Das wird über die Zukunft Europas entscheiden: Ob es endlich der Ort wird für eine wirkliche Begegnung zwischen den verschiedenen Sinnhypothesen, wie viele und wie unterschiedlich sie auch sein mögen, oder nicht. So war es jahrhundertelang in einigen Ländern des Nahen Ostens, in denen unterschiedliche Kulturen und Religionen friedlich zusammenlebten. Jetzt aber sehen sich Christen gezwungen, ihre Heimat zu verlassen, weil die Umstände ihnen dort das Leben unmöglich machen. So wird das Problem nicht gelöst, sondern nur verschoben.

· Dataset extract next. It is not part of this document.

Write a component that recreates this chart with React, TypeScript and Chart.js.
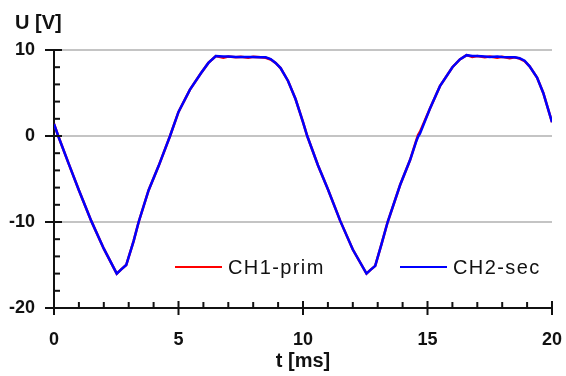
import { useEffect, useRef } from 'react';
import { Chart, registerables } from 'chart.js';

Chart.register(...registerables);

const timeMs = [
  0, 0.17, 0.6, 1.0, 1.5, 2.0, 2.52, 2.7, 2.9, 3.2, 3.4, 3.8, 4.2, 4.66, 5.0, 5.46, 5.9, 6.2, 6.5,
  6.8, 7.0, 7.3, 7.5, 7.8, 8.0, 8.3, 8.5, 8.7, 8.9, 9.1, 9.4, 9.7, 10.0, 10.17, 10.6, 11.0, 11.5, 12.0,
  12.55, 12.7, 12.9, 13.15, 13.4, 13.9, 14.3, 14.55, 14.62, 14.7, 15.1, 15.5, 16.0, 16.3, 16.57,
  16.8, 17.0, 17.3, 17.5, 17.8, 18.0, 18.3, 18.5, 18.7, 18.9, 19.1, 19.4, 19.65, 20.0,
];

const ch1Prim = [
  1.4, 0, -3.3, -6.3, -9.9, -13.1, -16.0, -15.5, -15.0, -12.2, -10.0, -6.3, -3.5, 0, 2.8, 5.4, 7.3, 8.5, 9.3,
  9.1, 9.25, 9.15, 9.2, 9.1, 9.2, 9.15, 9.1, 8.9, 8.5, 7.9, 6.4, 4.3, 1.6, 0, -3.4, -6.2, -9.9, -13.2,
  -16.0, -15.6, -15.1, -12.6, -10.0, -5.7, -2.8, -0.5, 0.1, 0.5, 3.2, 5.8, 8.0, 8.9, 9.4,
  9.2, 9.3, 9.15, 9.25, 9.1, 9.2, 9.05, 9.15, 9.0, 8.7, 8.1, 6.8, 5.0, 1.6,
];

const ch2Sec = [
  1.4, 0, -3.3, -6.3, -9.9, -13.1, -16.0, -15.5, -15.0, -12.2, -10.0, -6.3, -3.5, 0, 2.8, 5.4, 7.3, 8.5, 9.3,
  9.25, 9.25, 9.2, 9.2, 9.2, 9.2, 9.15, 9.15, 8.95, 8.5, 7.9, 6.4, 4.3, 1.6, 0, -3.4, -6.2, -9.9, -13.2,
  -16.0, -15.6, -15.1, -12.6, -10.0, -5.7, -2.8, -0.6, -0.1, 0.3, 3.2, 5.8, 8.0, 8.9, 9.4,
  9.3, 9.3, 9.25, 9.2, 9.25, 9.2, 9.15, 9.15, 9.05, 8.75, 8.1, 6.8, 5.0, 1.6,
];

const seriesLabels = ['CH1-prim', 'CH2-sec'];
const seriesColors = ['#ff0000', '#0000ff'];
const yMajorTicks = [-20, -10, 0, 10];
const yGridValues = [-10, 0, 10];
const xMajorTicks = [0, 5, 10, 15, 20];
const yTitle = 'U [V]';
const xTitle = 't [ms]';

const FONT = '"Liberation Sans", Arial, sans-serif';

const decorPlugin = {
  id: 'decor',
  afterDraw(chart: any) {
    const { ctx, chartArea, scales } = chart;
    const xs = scales.x;
    const ys = scales.y;
    ctx.save();
    ctx.strokeStyle = '#111';
    ctx.lineWidth = 2;
    ys.ticks.forEach((t: any) => {
      const py = ys.getPixelForValue(t.value);
      const major = yMajorTicks.includes(t.value);
      ctx.beginPath();
      ctx.moveTo(chartArea.left - (major ? 9 : 0), py);
      ctx.lineTo(chartArea.left + (major ? 8 : 6), py);
      ctx.stroke();
    });
    xs.ticks.forEach((t: any) => {
      const px = xs.getPixelForValue(t.value);
      const major = xMajorTicks.includes(t.value);
      ctx.beginPath();
      ctx.moveTo(px, chartArea.bottom + (major ? 7 : 0));
      ctx.lineTo(px, chartArea.bottom - (major ? 7 : 6));
      ctx.stroke();
    });

    ctx.fillStyle = '#111';
    ctx.font = `bold 20px ${FONT}`;
    ctx.textBaseline = 'middle';
    ctx.textAlign = 'left';
    ctx.fillText(yTitle, chartArea.left - 39, chartArea.top - 27);
    ctx.textAlign = 'center';
    ctx.fillText(xTitle, (chartArea.left + chartArea.right) / 2, chartArea.bottom + 53);

    // legend
    const ly = chartArea.bottom - 41;
    const starts = [chartArea.left + 121, chartArea.left + 346];
    ctx.font = `20px ${FONT}`;
    (ctx as any).letterSpacing = '1.4px';
    ctx.textAlign = 'left';
    chart.data.datasets.forEach((ds: any, i: number) => {
      const sx = starts[i];
      ctx.strokeStyle = ds.borderColor;
      ctx.lineWidth = 2;
      ctx.beginPath();
      ctx.moveTo(sx, ly);
      ctx.lineTo(sx + 47, ly);
      ctx.stroke();
      ctx.fillStyle = '#111';
      ctx.fillText(ds.label, sx + 53, ly + 1);
    });
    ctx.restore();
  },
};

export default function App() {
  const ref = useRef<HTMLCanvasElement | null>(null);
  useEffect(() => {
    if (!ref.current) return;
    const chart = new Chart(ref.current, {
      type: 'line',
      data: {
        datasets: [
          {
            label: seriesLabels[0],
            data: timeMs.map((t, i) => ({ x: t, y: ch1Prim[i] })),
            borderColor: seriesColors[0],
            borderWidth: 2.5,
            pointRadius: 0,
            tension: 0,
            order: 1,
          },
          {
            label: seriesLabels[1],
            data: timeMs.map((t, i) => ({ x: t, y: ch2Sec[i] })),
            borderColor: seriesColors[1],
            borderWidth: 2.5,
            pointRadius: 0,
            tension: 0,
            order: 0,
          },
        ],
      },
      options: {
        animation: false,
        responsive: false,
        layout: { padding: { top: 50, right: 14, left: 0, bottom: 0 } },
        plugins: { legend: { display: false }, tooltip: { enabled: false }, title: { display: false } },
        scales: {
          x: {
            type: 'linear',
            min: 0,
            max: 20,
            afterFit: (s: any) => { s.height = 68; s.paddingRight = 0; s.paddingLeft = 0; },
            ticks: {
              stepSize: 1,
              autoSkip: false,
              maxRotation: 0,
              padding: 21,
              color: '#111',
              font: { family: FONT, size: 18, weight: 'bold' },
              callback: (v: any) => (xMajorTicks.includes(Number(v)) ? String(v) : ''),
            },
            grid: { display: false, drawTicks: false },
            border: { display: true, color: '#111', width: 2 },
          },
          y: {
            type: 'linear',
            min: -20,
            max: 10,
            afterFit: (s: any) => { s.width = 54; s.paddingTop = 0; s.paddingBottom = 0; },
            ticks: {
              stepSize: 2,
              autoSkip: false,
              padding: 19,
              color: '#111',
              font: { family: FONT, size: 18, weight: 'bold' },
              callback: (v: any) => (yMajorTicks.includes(Number(v)) ? String(v) : ''),
            },
            grid: {
              drawTicks: false,
              lineWidth: 2,
              color: (c: any) => (yGridValues.includes(c.tick?.value) ? '#c4c4c4' : 'rgba(0,0,0,0)'),
            },
            border: { display: true, color: '#111', width: 2 },
          },
        },
      },
      plugins: [decorPlugin],
    });
    return () => chart.destroy();
  }, []);
  return (
    <div style={{ position: 'fixed', left: 0, top: 0, width: 566, height: 376, background: '#fff' }}>
      <canvas ref={ref} width={566} height={376} style={{ display: 'block' }} />
    </div>
  );
}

Jetzt beginnt die Bewährungsprobe für Europa. Freiheitsraum meint einen Raum, in dem jeder einzelne und jede Gruppe öffentlich sagen kann, was er oder sie denkt. Jeder möge allen seine Sicht der Welt und seine Lebensweise vorschlagen. Sich das gegenseitig mitzuteilen, wird zu Begegnungen führen, die auf der realen Erfahrung des einzelnen basieren, und nicht auf ideologischen Vorurteilen, die einen echten Dialog verhindern. Wie Papst Franziskus sagt: „Am Anfang des Dialogs steht die Begegnung. Daraus entsteht die erste Kenntnis des anderen. Denn wenn man von der Voraussetzung der gemeinsamen Zugehörigkeit zur menschlichen Natur ausgeht, dann können Vorurteile und Unwahrheiten überwunden werden, und man kann beginnen, den anderen unter einer neuen Perspektive zu verstehen.“
Die derzeitige historische Situation stellt eine außergewöhnliche Chance für alle dar, auch für die Christen. Europa kann zu einem großen Raum für uns alle werden, einem Raum für das Zeugnis eines anderen, sinnvollen Lebens, das auch den Anderen und Andersartigen annehmen kann und seine Menschlichkeit aufrichten durch Gesten voller Dankbarkeit.
Papst Franziskus hat die Christen dazu aufgefordert, persönlich Zeugnis abzulegen, und betont, nur so könne man „die befreiende Botschaft der Liebe Gottes und der Erlösung durch Christus in ihrer Kraft, Schönheit und Einfachheit verkünden“. Aber glauben wir Christen noch, dass der Glaube, der uns geschenkt wurde, eine Anziehungskraft ausüben kann auf die Menschen, denen wir begegnen? Glauben wir an die Faszination seiner wehrlosen Schönheit?